Não poderá receber transferência voluntária o Ente público que tiver ultrapassado o limite legal da dívida consolidada e da dívida mobiliária, bem como de operações de crédito (inclusive por antecipação de receita) e ainda de inscrição em Restos a Pagar e de despesa total com pessoal (alínea “c” do inc. IV do § 1º do art. 25 da Lei Complementar nº 101, de 2000).
f) Também não pode receber transferência voluntária o Ente da Federação que não cumprir as regras do artigo 51 e respectivo parágrafo 1º da Lei Complementar nº 101, de 2000, que obriga a União a promover, até o dia 30 de junho de cada ano, a consolidação e divulgação nacional das contas do exercício anterior, por esfera de governo, e para tanto os Estados, Distrito Federal e municípios são obrigados a encaminhar à União o resultado das suas contas nos prazos ali estabelecidos.
g) Submete-se à vedação, indicada por último, o Ente da Federação que não publicar, no prazo fixado no parágrafo 2º do artigo 55 da Lei Complementar nº 101, de 2000, o Relatório de Gestão Fiscal previsto no seu artigo 54 (§ 3º do art. 55 dessa Lei).
Obs.4: O § 2º do art. 55 da Lei Complementar nº 101, de 2000, fixa prazo de 30(trinta)dias, após o encerramento do período a que corresponder, para publicação desse Relatório, com amplo acesso ao público, inclusive por meio eletrônico.
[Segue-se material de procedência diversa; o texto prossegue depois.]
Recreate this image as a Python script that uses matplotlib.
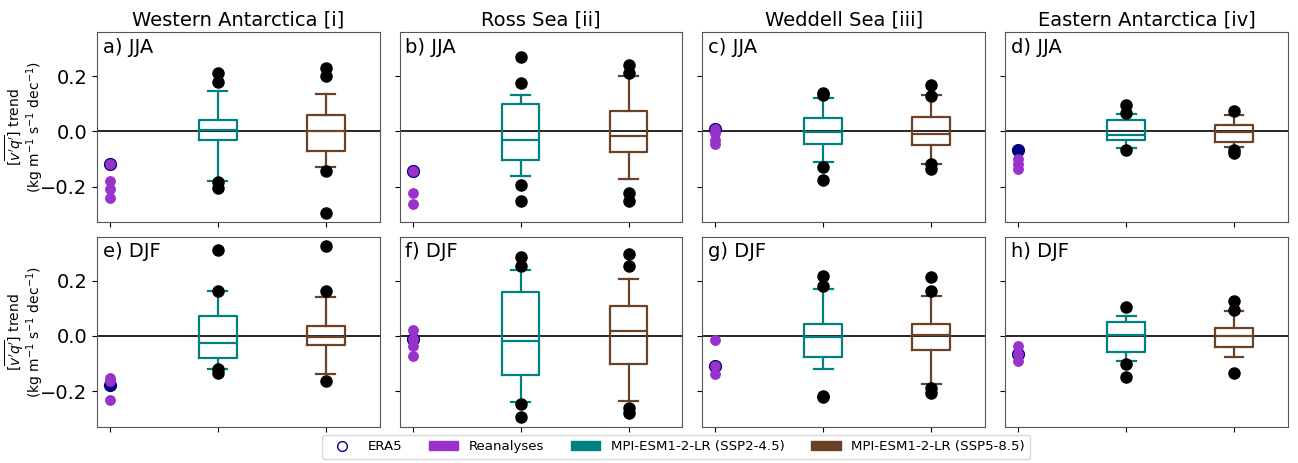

Importante: Não são Consideradas Transferências Voluntárias

É importante destacar que as transferências destinadas ao Sistema Único de Saúde – SUS não se enquadram como transferências voluntárias, quer porque destas excluídas expressamente no final do artigo 25 da Lei Complementar nº 101, de 2000, quer porque, a meu sentir, são tidas por transferências obrigatórias, conforme se deflui dos parágrafos 1º e 2º do artigo 198 da Constituição da República, artigo 77 do Ato das Disposições Constitucionais Transitórias dessa Carta Magna e subsidiariamente dos artigos 31-32 da Lei nº 8.080, de 19.09.1990 (com alterações das Leis nº 9.836, de 1999, nº 10.424, de 2002, e nº 11.108, de 2005), e artigos 2º e 3º da Lei nº 8.142, de 28.12.1990, até que venha a lume a Lei Complementar prevista no parágrafo 3º do referido artigo 198 da Constituição da República.